Nice Baboons
According to the standard logic, males compete with one another aggressively in order to achieve and maintain a high rank, which will in turn enable them to dominate reproduction and thus maximize the number of copies of their genes that are passed on to the next generation. But although aggression among baboons does indeed have something to do with attaining a high rank, it turns out to have virtually nothing to do with maintaining it. Dominant males rarely are particularly aggressive, and those that are typically are on their way out: the ones that need to use it are often about to lose it. Instead, maintaining dominance requires social intelligence and impulse control— the ability to form prudent coalitions, show some tolerance of subordinates, and ignore most provocations.

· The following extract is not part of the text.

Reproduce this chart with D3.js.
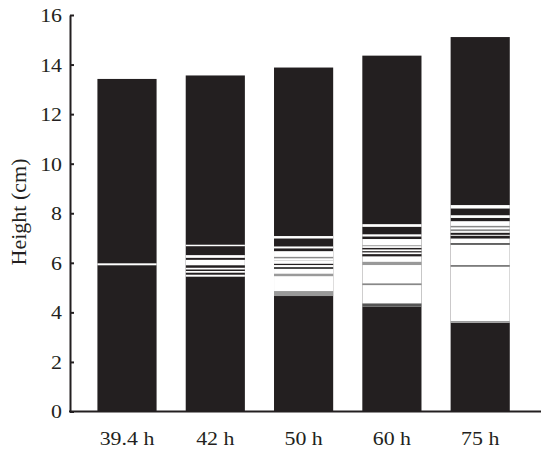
<!DOCTYPE html>
<html>
<head>
<meta charset="utf-8">
<script src="https://cdn.jsdelivr.net/npm/d3@7"></script>
<style>
  html, body { margin: 0; padding: 0; background: #fff; }
  svg { display: block; }
  text { font-family: "Times New Roman", "Liberation Serif", Tinos, Times, serif; fill: #231f20; }
</style>
</head>
<body>
<svg id="chart" width="550" height="459"></svg>
<script>
// ---- data ----
const categories = ["39.4 h", "42 h", "50 h", "60 h", "75 h"];
const heights = [13.42, 13.56, 13.88, 14.36, 15.11];
const yTicks = [0, 2, 4, 6, 8, 10, 12, 14, 16];

// light/gray layers inside each black bar: [low cm, high cm, shade]
const layers39 = [[5.90, 5.98, "#ffffff"]];
const layers42 = [
  [6.67, 6.73, "#ffffff"], [6.20, 6.31, "#ffffff"], [5.90, 6.12, "#ffffff"],
  [5.73, 5.80, "#ffffff"], [5.60, 5.67, "#ffffff"], [5.44, 5.52, "#ffffff"]
];
const layers50 = [
  [6.98, 7.08, "#ffffff"], [6.58, 6.66, "#ffffff"], [4.66, 6.47, "#ffffff"],
  [6.18, 6.24, "#8a8a8a"], [6.08, 6.11, "#d0d0d0"], [5.91, 5.96, "#231f20"],
  [5.75, 5.83, "#4a4a4a"], [5.46, 5.56, "#9a9a9a"], [4.66, 4.86, "#999999"]
];
const layers60 = [
  [7.45, 7.56, "#ffffff"], [7.06, 7.15, "#ffffff"], [4.23, 6.96, "#ffffff"],
  [6.67, 6.71, "#999999"], [6.54, 6.60, "#231f20"], [6.42, 6.47, "#231f20"],
  [6.26, 6.35, "#231f20"], [5.91, 6.04, "#999999"], [5.10, 5.17, "#888888"],
  [4.23, 4.36, "#555555"]
];
const layers75 = [
  [8.19, 8.33, "#ffffff"], [7.81, 7.92, "#ffffff"], [3.58, 7.68, "#ffffff"],
  [7.43, 7.49, "#888888"], [7.28, 7.35, "#888888"], [7.13, 7.21, "#231f20"],
  [6.98, 7.09, "#231f20"], [6.73, 6.79, "#333333"], [5.84, 5.91, "#777777"],
  [3.58, 3.65, "#999999"]
];
const layers = [layers39, layers42, layers50, layers60, layers75];

// ---- chart ----
const ink = "#231f20";
const serif = '"Times New Roman", "Liberation Serif", Tinos, Times, serif';
const svg = d3.select("#chart");
const axisX = 70;

const y = d3.scaleLinear().domain([0, 16]).range([411.5, 15]);
const x = d3.scaleBand().domain(categories).range([82.85, 524.35])
  .paddingInner(0.33).paddingOuter(0.165);

// bars
const barG = svg.append("g");
categories.forEach((c, i) => {
  const g = barG.append("g");
  g.append("rect")
    .attr("x", x(c)).attr("width", x.bandwidth())
    .attr("y", y(heights[i])).attr("height", y(0) - y(heights[i]))
    .attr("fill", ink);
  g.selectAll("rect.layer").data(layers[i]).enter().append("rect")
    .attr("class", "layer")
    .attr("x", x(c)).attr("width", x.bandwidth())
    .attr("y", d => y(d[1])).attr("height", d => y(d[0]) - y(d[1]))
    .attr("fill", d => d[2]);
});

// y axis
const yAxis = d3.axisLeft(y).tickValues(yTicks).tickFormat(d3.format("d"))
  .tickSizeInner(-4).tickSizeOuter(0).tickPadding(8);
const yg = svg.append("g").attr("transform", `translate(${axisX},0)`).call(yAxis);
yg.attr("font-family", null);
yg.select(".domain").attr("stroke", ink).attr("stroke-width", 2);
yg.selectAll(".tick line").attr("stroke", ink).attr("stroke-width", 2);
yg.selectAll(".tick text")
  .style("font-family", serif)
  .style("font-size", "19px").attr("fill", ink)
  .attr("dy", "0.34em");

// x axis baseline
svg.append("line")
  .attr("x1", axisX - 1).attr("x2", 541)
  .attr("y1", y(0)).attr("y2", y(0))
  .attr("stroke", ink).attr("stroke-width", 2);

// x labels
svg.append("g").selectAll("text").data(categories).enter().append("text")
  .attr("x", d => x(d) + x.bandwidth() / 2)
  .attr("y", 445)
  .attr("text-anchor", "middle")
  .style("font-family", serif)
  .style("font-size", "19px")
  .text(d => d);

// y title
svg.append("text")
  .attr("transform", "translate(26,212) rotate(-90)")
  .attr("text-anchor", "middle")
  .style("font-family", serif)
  .style("font-size", "22px")
  .text("Height (cm)");

// slight horizontal widening of labels to match reference typography
svg.selectAll("text").each(function () {
  const t = d3.select(this);
  if (t.attr("transform") && t.attr("transform").includes("rotate")) return;
  const w = this.getComputedTextLength();
  t.attr("textLength", w * 1.15).attr("lengthAdjust", "spacingAndGlyphs");
});
</script>
</body>
</html>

Recent work, moreover, has demonstrated that females have something to say about which males get to pass on their genes. The traditional view was based on a "linear access" model of reproduction: if one female is in heat, the alpha male gets to mate with her; if two are in heat, the alpha male and the second-ranking male get their opportunity; and so on. Yet we now know that female baboons are pretty good at getting away from even champions of male-male competition if they want to and can sneak off instead with another male they actually desire. And who would that be? Typically, it is a male that has followed a different strategy of building affiliative relations with the female— grooming her a lot, helping to take care of her kids, not beating her up. These nice-guy males seem to pass on at least as many copies of their genes as their more aggressive peers, not least because they can go like this for years, without the life-shortening burnout and injuries of the gladiators.
Robert M. Sapolsky
"A Natural History of Peace"; Foreign Affairs; January/February 2006
Sapolsky is a neuroendocrinology researcher; professor of biology, neurology, neurological sciences, and neurosurgery; and author of such books as Behave: The Biology of Humans at Our Best and Worst.